Selon lui, il faut à tout prix unir le pays. Mais pour entreprendre une quelconque révolution contre le système en place, Ziad Doueiri le martèle : "Il nous faut un leader !" Des leaders, le Liban en a eu dans son histoire, explique le réalisateur libanais, citant notamment Bachir Gemayel et Rafic Hariri, deux personnalités qu'il qualifie de "héros", mais dont il précise qu'ils ont tous deux été assassinés. "Assassinés par le même ennemi qui est toujours au pouvoir", ajoute-t-il, désignant le Hezbollah. "Le peuple libanais est occupé et otage de ce parti qu'est le Hezbollah. Aucun autre pays n'accepte un parti plus puissant militairement que l'État."

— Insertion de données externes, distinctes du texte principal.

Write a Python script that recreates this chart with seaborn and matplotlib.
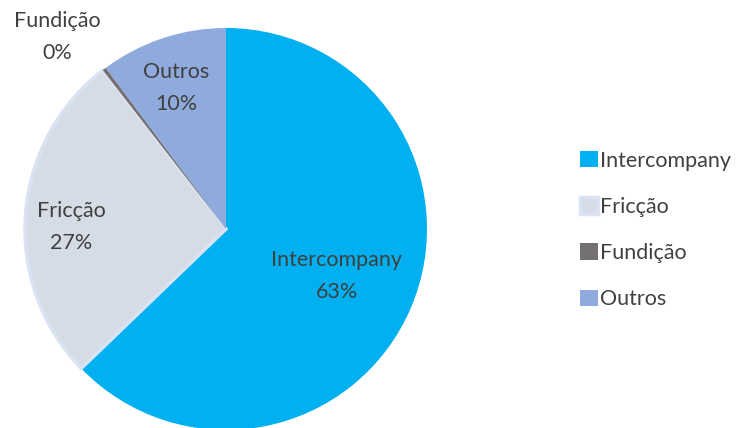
import numpy as np
import seaborn as sns
import matplotlib.pyplot as plt

categories = ["Intercompany", "Fricção", "Fundição", "Outros"]
values = [62.8, 26.7, 0.3, 10.2]
pct_labels = ["63%", "27%", "0%", "10%"]
colors = ["#00B0F0", "#D6DCE5", "#767171", "#8FAADC"]


def plot_pie():
    sns.set_theme(style="white")
    plt.rcParams["font.family"] = ["Lato", "DejaVu Sans"]
    f = plt.figure(figsize=(7.37, 4.28), dpi=100)
    cx, cy, r = 226, 229, 201
    ax = f.add_axes([(cx - r) / 737, (428 - cy - r) / 428, 2 * r / 737, 2 * r / 428])
    wedges, _ = ax.pie(
        values,
        colors=colors,
        startangle=90,
        counterclock=False,
        radius=1,
        wedgeprops={"linewidth": 0},
    )
    # light outline on the Fricção slice, like the original
    wedges[1].set_edgecolor("#DAE3F3")
    wedges[1].set_linewidth(2.5)
    # label distance / angle nudge per slice
    dists = [0.6, 0.77, 1.27, 0.745]
    nudges = [0, 3.5, 4.0, 1.2]
    for w, name, pct, d, n in zip(wedges, categories, pct_labels, dists, nudges):
        theta = np.deg2rad((w.theta1 + w.theta2) / 2 + n)
        ax.text(d * np.cos(theta), d * np.sin(theta), f"{name}\n{pct}",
                ha="center", va="center", fontsize=15.5, color="#404040",
                linespacing=1.75, clip_on=False)
    ax.set_xlim(-1, 1)
    ax.set_ylim(-1, 1)
    ax.set_aspect("equal")
    ax.axis("off")
    f.legend(
        wedges, categories,
        loc="center left",
        bbox_to_anchor=(561 / 737, 1 - 230 / 428),
        frameon=False,
        fontsize=15.5,
        labelcolor="#404040",
        handlelength=0.8,
        handleheight=0.8,
        handletextpad=0.12,
        labelspacing=1.22,
    )
    return f


f = plot_pie()
f.savefig("out.png", dpi=100)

Nelson Mandela, Che Guevara, Gandhi... Après avoir cité nombre de personnalités ayant pris la tête de "révolutions", Ziad Doueiri le répète : il en est convaincu, "il va falloir qu'on se bouge le cul et qu'on trouve un leader pour nous représenter !"

"Macron est venu tendre une main d'espoir à un peuple désespéré"

L'aide internationale, notamment celle de la France, ne peut-elle pas suffisamment faire pression pour aider le Liban à trouver un meilleur équilibre ? "Je ne suis pas politologue, je ne sais pas ce qui se passe en coulisses", déclare Ziad Doueiri. Le réalisateur insiste cependant sur l'impact qu'a eu la visite d'Emmanuel Macron sur les Libanais. "L'arrivée de Macron a donné beaucoup d'espoir à ce peuple", dit-il, balayant les critiques dont le président français a fait l'objet et qu'il qualifie de "sottises". Le chef de l'État français, premier dirigeant étranger à se rendre sur place après la catastrophe avait en effet essuyé de nombreux reproches, taxé notamment de "colonialisme". Pour Ziad Doueiri, il n'en est rien. "Macron est venu tendre une main d'espoir à un peuple désespéré, piétiné."